>> START

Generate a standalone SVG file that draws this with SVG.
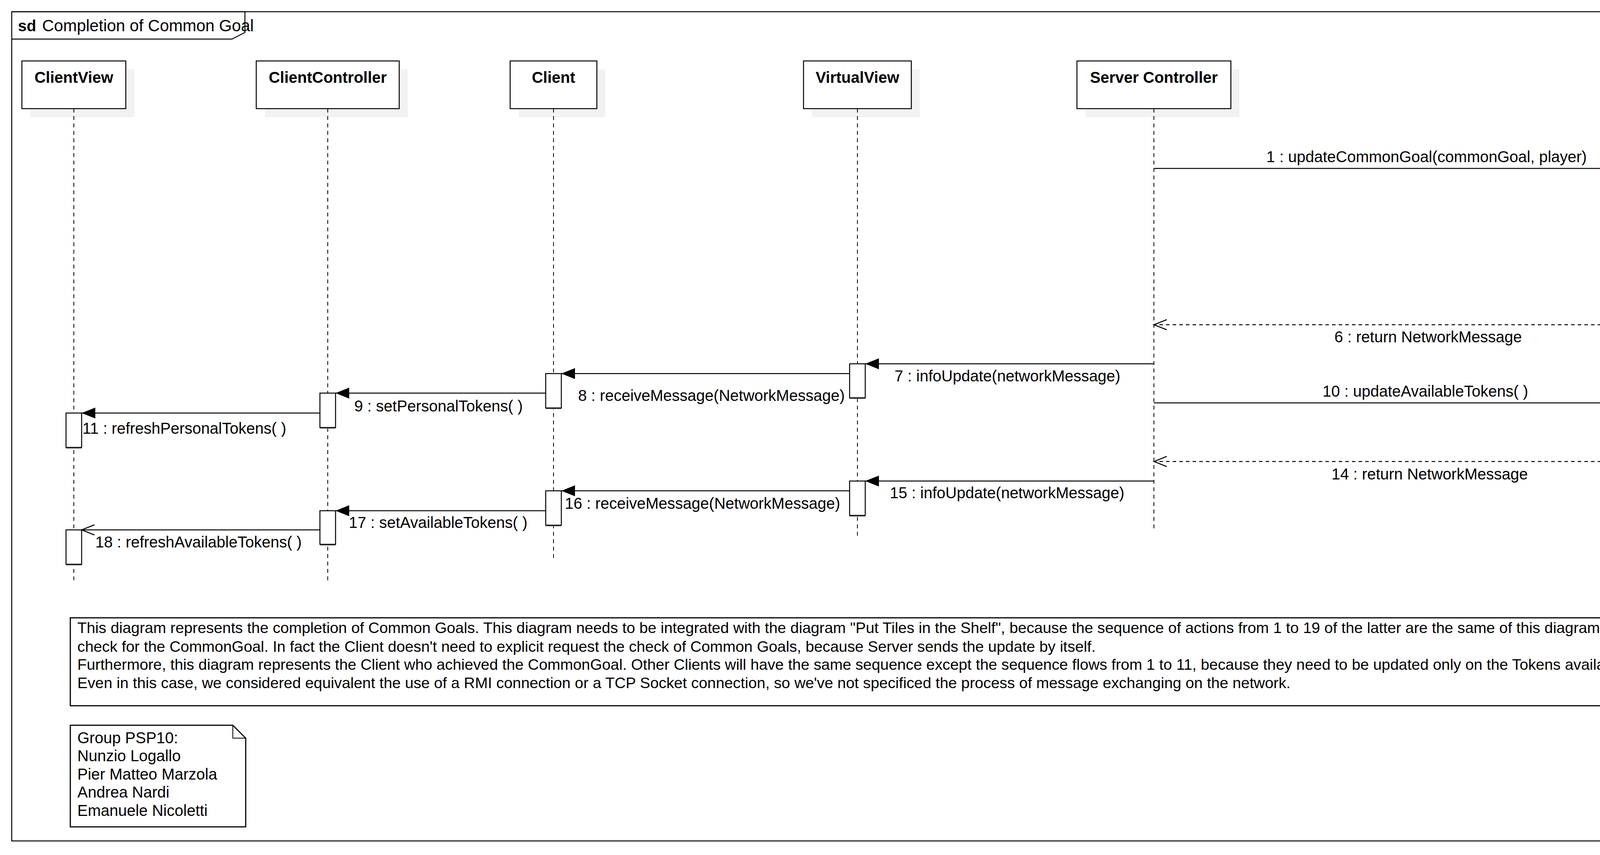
<svg xmlns="http://www.w3.org/2000/svg" width="6763" height="2188" viewBox="0 0 6763 2188">
<style>
text{font-family:"Liberation Sans",Arial,Helvetica,sans-serif;font-size:40px;fill:#000}
.b{font-weight:bold}
.m{text-anchor:middle}
.d{font-size:39.3px}
.head{fill:#fff;stroke:#000;stroke-width:2.5}
.shadow{fill:#f2f2f2;stroke:none}
.life{stroke:#000;stroke-width:2;stroke-dasharray:10 9;fill:none}
.act{fill:#fff;stroke:#000;stroke-width:2.5}
.actsh{fill:#777;stroke:none}
.call{stroke:#000;stroke-width:2.5;fill:none;marker-end:url(#filled)}
.ret{stroke:#000;stroke-width:2.5;fill:none;stroke-dasharray:9 8;marker-end:url(#open)}
.async{stroke:#000;stroke-width:2.5;fill:none;marker-end:url(#open)}
.box{fill:#fff;stroke:#000;stroke-width:3}
</style>
<defs>
<marker id="filled" markerUnits="userSpaceOnUse" viewBox="0 0 35 28" refX="35" refY="14" markerWidth="35" markerHeight="28" orient="auto"><path d="M0,0 L35,14 L0,28 Z" fill="#000"/></marker>
<marker id="open" markerUnits="userSpaceOnUse" viewBox="-3 -3 40 34" refX="33" refY="13" markerWidth="40" markerHeight="34" orient="auto" overflow="visible"><path d="M0,0 L33,13 L0,26" fill="none" stroke="#000" stroke-width="2.5"/></marker>
</defs>
<rect width="6763" height="2188" fill="#fff"/>
<g id="frame">
<rect x="30" y="30" width="6704" height="2122" fill="none" stroke="#000" stroke-width="2.5"/>
<path d="M30,30 H627 V83 L594,100 H30" fill="none" stroke="#000" stroke-width="2.5"/>
<text x="46" y="80" class="b">sd</text>
<text x="108" y="80" style="font-size:42px">Completion of Common Goal</text>
</g>
<g id="ClientView">
<rect class="shadow" x="78" y="178" width="266" height="122"/>
<rect class="head" x="56" y="156" width="266" height="122"/>
<text x="189" y="212" class="b m">ClientView</text>
<line class="life" x1="189" y1="278" x2="189" y2="1487"/>
</g>
<g id="ClientController">
<rect class="shadow" x="678" y="178" width="366" height="122"/>
<rect class="head" x="656" y="156" width="366" height="122"/>
<text x="839" y="212" class="b m">ClientController</text>
<line class="life" x1="839" y1="278" x2="839" y2="1487"/>
</g>
<g id="Client">
<rect class="shadow" x="1328" y="178" width="222" height="122"/>
<rect class="head" x="1306" y="156" width="222" height="122"/>
<text x="1417" y="212" class="b m">Client</text>
<line class="life" x1="1417" y1="278" x2="1417" y2="1435"/>
</g>
<g id="VirtualView">
<rect class="shadow" x="2079" y="178" width="276" height="122"/>
<rect class="head" x="2057" y="156" width="276" height="122"/>
<text x="2195" y="212" class="b m">VirtualView</text>
<line class="life" x1="2195" y1="278" x2="2195" y2="1378"/>
</g>
<g id="ServerController">
<rect class="shadow" x="2779" y="178" width="394" height="122"/>
<rect class="head" x="2757" y="156" width="394" height="122"/>
<text x="2954" y="212" class="b m">Server Controller</text>
<line class="life" x1="2954" y1="278" x2="2954" y2="1359"/>
</g>
<g id="GameController">
<rect class="shadow" x="4204" y="178" width="378" height="122"/>
<rect class="head" x="4182" y="156" width="378" height="122"/>
<text x="4371" y="212" class="b m">Game Controller</text>
<line class="life" x1="4371" y1="278" x2="4371" y2="1266"/>
</g>
<g id="Game">
<rect class="shadow" x="5553" y="178" width="224" height="122"/>
<rect class="head" x="5531" y="156" width="224" height="122"/>
<text x="5643" y="212" class="b m">Game</text>
<line class="life" x1="5643" y1="278" x2="5643" y2="1247"/>
</g>
<g id="PlayerController">
<rect class="shadow" x="6129" y="178" width="388" height="122"/>
<rect class="head" x="6107" y="156" width="388" height="122"/>
<text x="6301" y="212" class="b m">Player Controller</text>
<line class="life" x1="6301" y1="278" x2="6301" y2="870"/>
</g>
<g id="activations">
<rect class="actsh" x="4351" y="434" width="40" height="88"/><rect class="act" x="4351" y="431" width="40" height="88"/>
<rect class="actsh" x="5623" y="487" width="40" height="88"/><rect class="act" x="5623" y="484" width="40" height="88"/>
<rect class="actsh" x="6281" y="709" width="40" height="88"/><rect class="act" x="6281" y="706" width="40" height="88"/>
<rect class="actsh" x="2175" y="934" width="40" height="87"/><rect class="act" x="2175" y="931" width="40" height="87"/>
<rect class="actsh" x="1397" y="959" width="40" height="88"/><rect class="act" x="1397" y="956" width="40" height="88"/>
<rect class="actsh" x="819" y="1009" width="40" height="88"/><rect class="act" x="819" y="1006" width="40" height="88"/>
<rect class="actsh" x="4351" y="1034" width="40" height="87"/><rect class="act" x="4351" y="1031" width="40" height="87"/>
<rect class="actsh" x="169" y="1060" width="40" height="88"/><rect class="act" x="169" y="1057" width="40" height="88"/>
<rect class="actsh" x="5623" y="1060" width="40" height="87"/><rect class="act" x="5623" y="1057" width="40" height="87"/>
<rect class="actsh" x="2175" y="1234" width="40" height="88"/><rect class="act" x="2175" y="1231" width="40" height="88"/>
<rect class="actsh" x="1397" y="1259" width="40" height="88"/><rect class="act" x="1397" y="1256" width="40" height="88"/>
<rect class="actsh" x="819" y="1310" width="40" height="86"/><rect class="act" x="819" y="1307" width="40" height="86"/>
<rect class="actsh" x="169" y="1359" width="40" height="88"/><rect class="act" x="169" y="1356" width="40" height="88"/>
</g>
<g id="connectors">
<path class="call" d="M2954,431 H4351"/>
<path class="call" d="M4391,484 H5623"/>
<path class="ret" d="M5623,532 H4371"/>
<path class="call" d="M4371,706 H6281"/>
<path class="ret" d="M6281,765 H4371"/>
<path class="ret" d="M4371,831 H2954"/>
<path class="call" d="M2954,931 H2215"/>
<path class="call" d="M2175,956 H1437"/>
<path class="call" d="M1397,1006 H859"/>
<path class="call" d="M2954,1031 H4351"/>
<path class="call" d="M819,1057 H209"/>
<path class="call" d="M4391,1057 H5623"/>
<path class="ret" d="M5643,1157 H4371"/>
<path class="ret" d="M4371,1181 H2954"/>
<path class="call" d="M2954,1231 H2215"/>
<path class="call" d="M2175,1256 H1437"/>
<path class="call" d="M1397,1307 H859"/>
<path class="async" d="M819,1356 H209"/>
</g>
<g id="labels">
<text x="3652" y="415" class="m">1 : updateCommonGoal(commonGoal, player)</text>
<text x="5006" y="467" class="m">2 : updateToken(commonGoal, playerShelf, player)</text>
<text x="4992" y="577" class="m">3 : outcome text</text>
<text x="5322" y="692" class="m">4 : getPlayerTokens( )</text>
<text x="5320" y="809" class="m">5 : return ArrayList of Tokens</text>
<text x="3656" y="876" class="m">6 : return NetworkMessage</text>
<text x="2290" y="976">7 : infoUpdate(networkMessage)</text>
<text x="1480" y="1026">8 : receiveMessage(NetworkMessage)</text>
<text x="907" y="1053">9 : setPersonalTokens( )</text>
<text x="3649" y="1015" class="m">10 : updateAvailableTokens( )</text>
<text x="211" y="1110">11 : refreshPersonalTokens( )</text>
<text x="5003" y="1115" class="m">12 : getAvailableTokens( )</text>
<text x="5003" y="1202" class="m">13 : return ArrayList of Tokens</text>
<text x="3660" y="1227" class="m">14 : return NetworkMessage</text>
<text x="2278" y="1275">15 : infoUpdate(networkMessage)</text>
<text x="1446" y="1302">16 : receiveMessage(NetworkMessage)</text>
<text x="893" y="1351">17 : setAvailableTokens( )</text>
<text x="244" y="1401">18 : refreshAvailableTokens( )</text>
</g>
<g id="description">
<rect class="box" x="180" y="1581" width="5297" height="225"/>
<text x="198" y="1620" class="d">This diagram represents the completion of Common Goals. This diagram needs to be integrated with the diagram "Put Tiles in the Shelf", because the sequence of actions from 1 to 19 of the latter are the same of this diagram (we omitted here to semplify the diagram) due to the automatic</text>
<text x="198" y="1668" class="d">check for the CommonGoal. In fact the Client doesn't need to explicit request the check of Common Goals, because Server sends the update by itself.</text>
<text x="198" y="1714" class="d">Furthermore, this diagram represents the Client who achieved the CommonGoal. Other Clients will have the same sequence except the sequence flows from 1 to 11, because they need to be updated only on the Tokens available (we omitted for redundancy).</text>
<text x="198" y="1761" class="d">Even in this case, we considered equivalent the use of a RMI connection or a TCP Socket connection, so we've not specificed the process of message exchanging on the network.</text>
</g>
<g id="note">
<path d="M180,1856 H596 L629,1889 V2116 H180 Z" fill="#fff" stroke="#000" stroke-width="3"/>
<path d="M596,1856 V1889 H629" fill="none" stroke="#000" stroke-width="2"/>
<text x="198" y="1902">Group PSP10:</text>
<text x="198" y="1948">Nunzio Logallo</text>
<text x="198" y="1995">Pier Matteo Marzola</text>
<text x="198" y="2041">Andrea Nardi</text>
<text x="198" y="2088">Emanuele Nicoletti</text>
</g>
</svg>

>> END

Problem requirements:
Return every line above in which the string "with" occurs.

Finished exercise:
Generate a standalone SVG file that draws this with SVG.
<text x="198" y="1620" class="d">This diagram represents the completion of Common Goals. This diagram needs to be integrated with the diagram "Put Tiles in the Shelf", because the sequence of actions from 1 to 19 of the latter are the same of this diagram (we omitted here to semplify the diagram) due to the automatic</text>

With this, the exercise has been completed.